The book began with a boy’s immersion in paintings – and the magical thing was how the historical interconnections became apparent to me during the research. I started out with a boy; then as I stood in a museum in Bali before the paintings of Walter Spies, I discovered that he died on 19 January, the very day my beloved old dog had died, only a few months earlier. I know this sounds whimsical, but instantly it felt as if my life, the novel and one real life character were all connected. Spies became the painter who would enter the life of the boy. Slowly these ripples of connectedness spread wider – via Tagore, the writer Maitreyi Debi, and Beryl de Zoete, who wrote a book with Spies; and it became even clearer that this world which we think of as past is close to ours, and very present even in mundane ways: travel, hopes and dreams, health, the discovery of new countries, unlikely friendships. Where there is a striving for happiness in hostile surroundings, and where overwhelming forces of history can sweep everything aside. 

 

You have achieved a lot as a literary writer from India who has attracted global acclaim. In an age where most writers promote themselves heavily on social media, you have maintained a low profile. Do you not feel the pressure to be on social media all the time? 

I live in a remote area and I can blame my relative absence from social media on the bad internet connection there! Seriously though, social media demands far too much time and a kind of creativity I don’t have. 

 

As a writer of literary fiction, is there any particular audience you have in mind and how do you think literary writers can widen their readership in the sub-continent? 

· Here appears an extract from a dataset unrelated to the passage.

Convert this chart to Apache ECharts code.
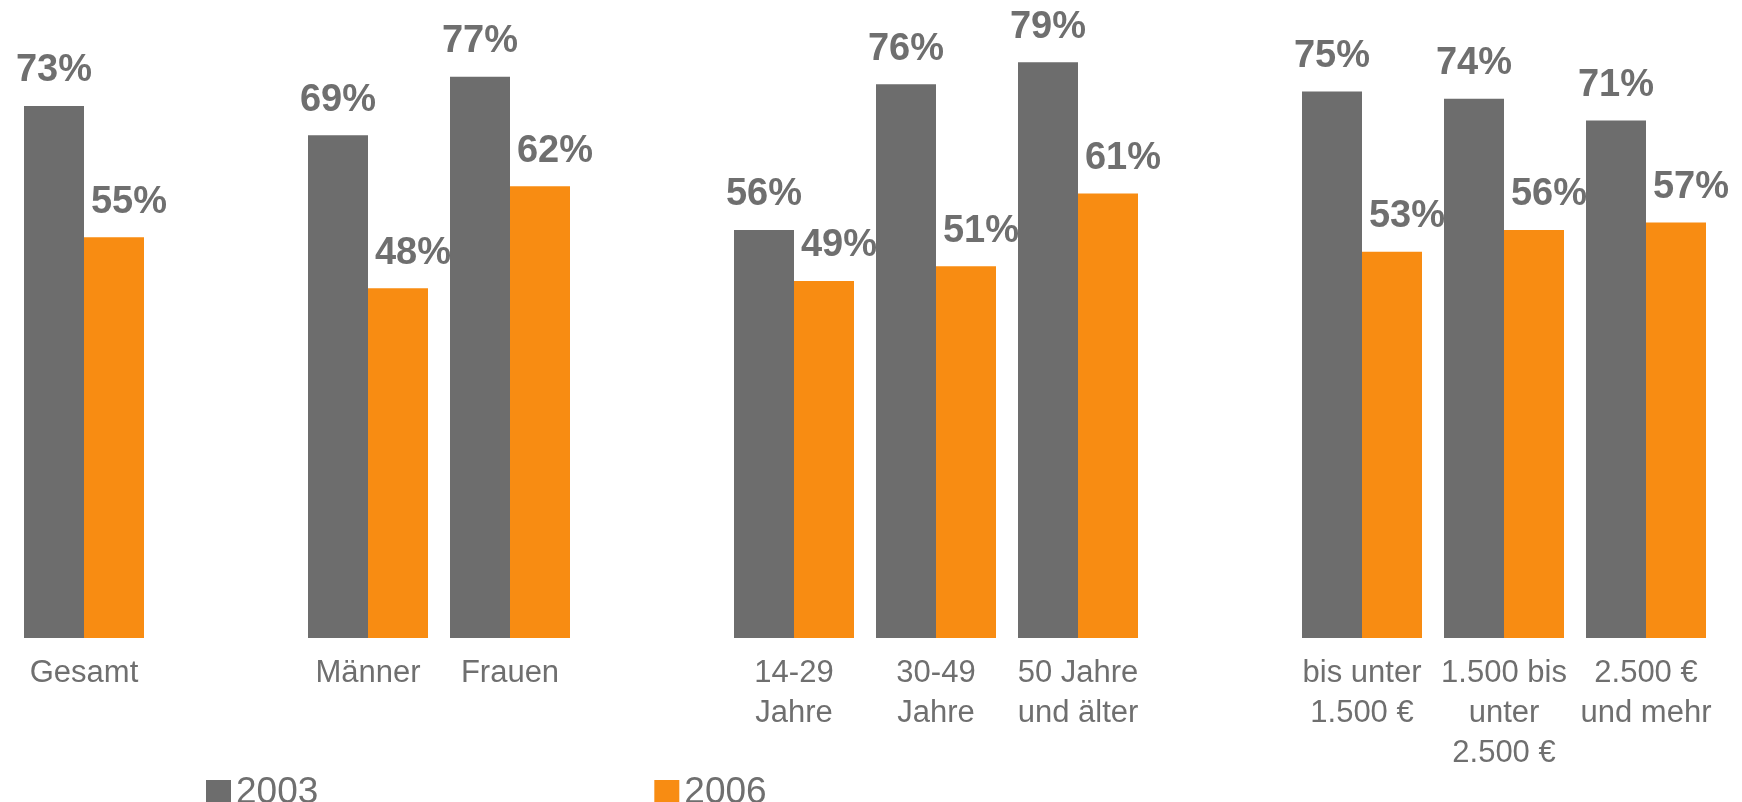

I can’t write with an audience in mind. I have characters, places, ideas in my mind and I need to figure out how best to transform these into fiction. When you are struggling – sometimes over a long period, years maybe – to create a fictional world, complete with its language and architecture, that is enough battle. What happens to the book in the market, how to widen readership: these things can’t and don’t interest me when I am writing. The sales worry me somewhat after a book is out – because I know what a struggle it is for my publisher to sell books in a largely indifferent literary landscape. 

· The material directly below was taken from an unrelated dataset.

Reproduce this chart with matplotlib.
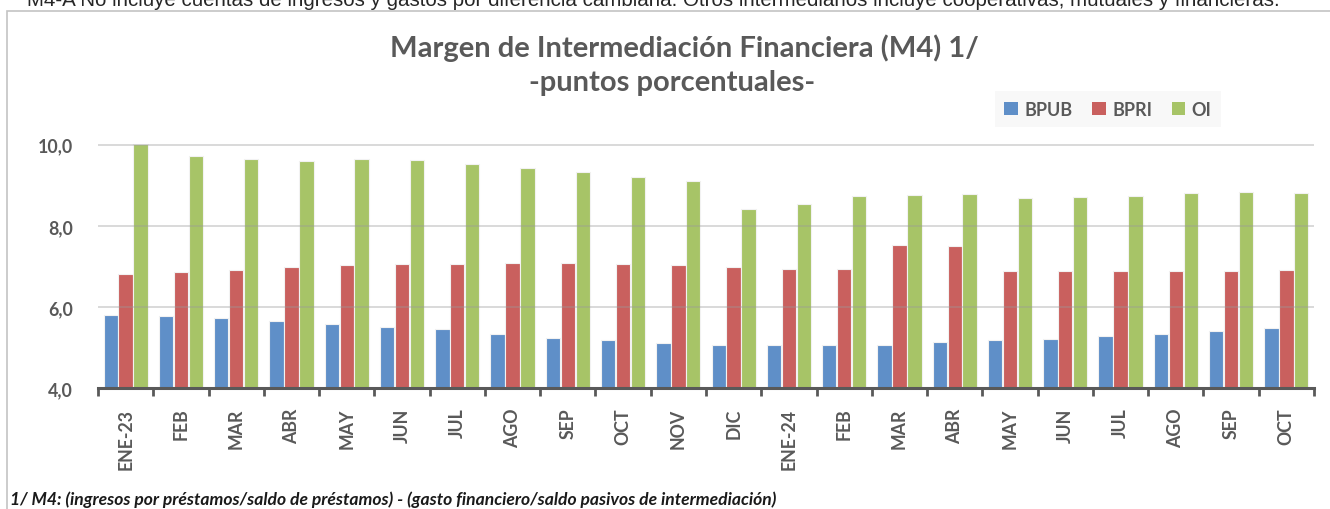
import matplotlib
matplotlib.use('Agg')
import matplotlib.pyplot as plt
import numpy as np
from matplotlib.patches import Rectangle, Patch

# datos mensuales del margen M4
meses = ['ENE-23', 'FEB', 'MAR', 'ABR', 'MAY', 'JUN', 'JUL', 'AGO', 'SEP', 'OCT', 'NOV', 'DIC',
         'ENE-24', 'FEB', 'MAR', 'ABR', 'MAY', 'JUN', 'JUL', 'AGO', 'SEP', 'OCT']
bpub = [5.81, 5.78, 5.73, 5.65, 5.58, 5.51, 5.45, 5.34, 5.25, 5.18, 5.12, 5.06,
        5.06, 5.07, 5.06, 5.15, 5.18, 5.21, 5.28, 5.34, 5.42, 5.49]
bpri = [6.81, 6.86, 6.91, 6.98, 7.03, 7.05, 7.07, 7.09, 7.09, 7.07, 7.04, 7.00,
        6.95, 6.95, 7.53, 7.50, 6.88, 6.88, 6.88, 6.88, 6.90, 6.91]
oi = [10.02, 9.71, 9.66, 9.59, 9.66, 9.62, 9.52, 9.42, 9.32, 9.21, 9.11, 8.41,
      8.53, 8.74, 8.75, 8.79, 8.68, 8.70, 8.73, 8.80, 8.83, 8.80]
series = ['BPUB', 'BPRI', 'OI']
colores = ['#5F8FC8', '#C9605E', '#A7C467']

W, H = 1330, 510
gris = '#595959'
fuente = ['Lato', 'DejaVu Sans']
peso = 'bold'

fig = plt.figure(figsize=(W / 100, H / 100), dpi=100)

def fx(px):
    return px / W

def fy(py):
    return 1 - py / H

# marco del area del grafico
fig.patches.append(Rectangle((fx(7), -0.05), 1.05, fy(12) + 0.05, transform=fig.transFigure,
                             facecolor='none', edgecolor='#c4c4c4', lw=1.2))

ax = fig.add_axes([fx(98), 1 - 389.3 / H, fx(1314 - 98), 6.1 * 40.6 / H])
x = np.arange(len(meses))
ancho = 0.26
paso = 0.27
for i, (vals, col) in enumerate(zip([bpub, bpri, oi], colores)):
    ax.bar(x + (i - 1) * paso, np.array(vals) - 4, width=ancho, bottom=4, color=col,
           edgecolor='#f2f2f2', linewidth=0.8, zorder=2)

ax.set_xlim(-0.5, len(meses) - 0.5)
ax.set_ylim(4, 10.1)
ax.set_yticks([4, 6, 8, 10])
ax.set_yticklabels(['4,0', '6,0', '8,0', '10,0'])
for v in [6, 8, 10]:
    ax.axhline(v, color='#9a9a9a', lw=1.3, alpha=0.4, zorder=3)

ax.set_xticks(x)
ax.set_xticklabels(meses, rotation=90)
ax.set_xticks(np.arange(-0.5, len(meses)), minor=True)
ax.tick_params(axis='x', which='major', length=0, pad=14)
ax.tick_params(axis='x', which='minor', length=6, width=2, color=gris, direction='out')
ax.tick_params(axis='y', length=0, pad=18)
for lab in ax.get_xticklabels() + ax.get_yticklabels():
    lab.set_family(fuente)
    lab.set_fontweight(peso)
    lab.set_fontsize(12.8)
    lab.set_color(gris)

for s in ['top', 'right', 'left']:
    ax.spines[s].set_visible(False)
ax.spines['bottom'].set_color(gris)
ax.spines['bottom'].set_linewidth(2.2)
ax.spines['bottom'].set_zorder(4)

# leyenda
handles = [Patch(facecolor=c, edgecolor='none') for c in colores]
leg = fig.legend(handles, series, loc='center', bbox_to_anchor=(fx(1108), fy(110)), ncol=3,
                 frameon=True, fancybox=False, handlelength=0.75, handleheight=0.75,
                 handletextpad=0.35, columnspacing=1.1, borderpad=0.5,
                 prop={'family': fuente, 'weight': peso, 'size': 13})
leg.get_frame().set_facecolor('#f7f7f7')
leg.get_frame().set_edgecolor('none')
for t in leg.get_texts():
    t.set_color(gris)

# titulos
fig.text(fx(684), fy(57), 'Margen de Intermediación Financiera (M4) 1/', ha='center', va='baseline',
         family=fuente, weight=peso, size=21, color=gris)
fig.text(fx(672), fy(91), '-puntos porcentuales-', ha='center', va='baseline',
         family=fuente, weight=peso, size=21, color=gris)

# notas
fig.text(fx(27), fy(6), 'M4-A No incluye cuentas de ingresos y gastos por diferencia cambiaria. '
         'Otros intermediarios incluye cooperativas, mutuales y financieras.',
         ha='left', va='baseline', family=['Liberation Sans Narrow', 'Liberation Sans', 'DejaVu Sans'],
         size=14.8, color='#262626')
fig.text(fx(10), fy(505), '1/ M4: (ingresos por préstamos/saldo de préstamos) - '
         '(gasto financiero/saldo pasivos de intermediación)',
         ha='left', va='baseline', family=fuente, weight=peso, style='italic', size=12.6,
         color='#1a1a1a')

fig.savefig('out.png', dpi=100)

I am not sure what is meant by literary fiction – I take it to mean books with themes and language that are somewhat demanding – and sales figures for such books will always be lower than for pulp fiction. 

 

Last but not least, you started your journey as a writer rather later in life than many of your contemporaries. How did you decide to write An Atlas of Impossible Longing and do you feel the pressure to ‘perform’ that seems to affect most Indian writers? Please add something on this for our readers and especially for people those who aspire to be literary writers in India today. 

I’ve actually written, published and earned from stories since my childhood and later from reviewing and writing non-fiction, but had never felt the need to write a novel, never wanted a career in writing, only wanted one in publishing. It was when we were struggling to set up Permanent Black and things were really tough that somehow the space opened up for a novel. It came out of the blue and at that point it was what I just had to do. I wrote it over a period of – I think – two or three years and by the time it was published (which took ages) I was forty. 

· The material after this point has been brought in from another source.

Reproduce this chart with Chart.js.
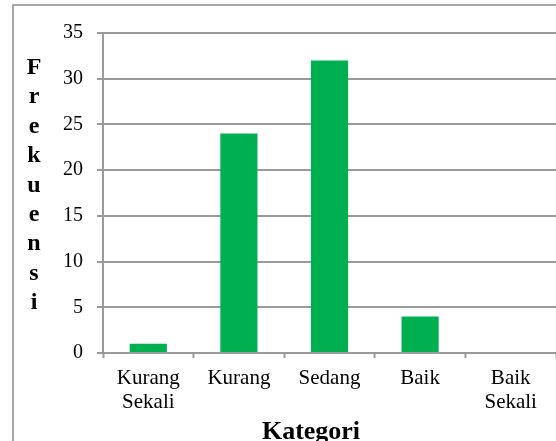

I’m not sure exactly what is meant by ‘pressure to perform’ – do you mean to succeed, win prizes, etc. and deal with the festivals and publicity events? I try to limit the number of events and festivals I attend because I need quiet time at home to be able to write. I also try to start work on something new while a book is still in press so that I am occupied with something quite different by the time it is published. That way the whole business of prizes and reviews is kept at a distance. If you can’t disconnect once a book is out, it is crippling. My pottery and design work, my dogs and my remote location, all help I think to keep the literary world at a distance. 

I think the best part of the making of a book is over once my first draft is done. The time with the first draft feels like the solitary, pure, incandescent time, discovering my own book.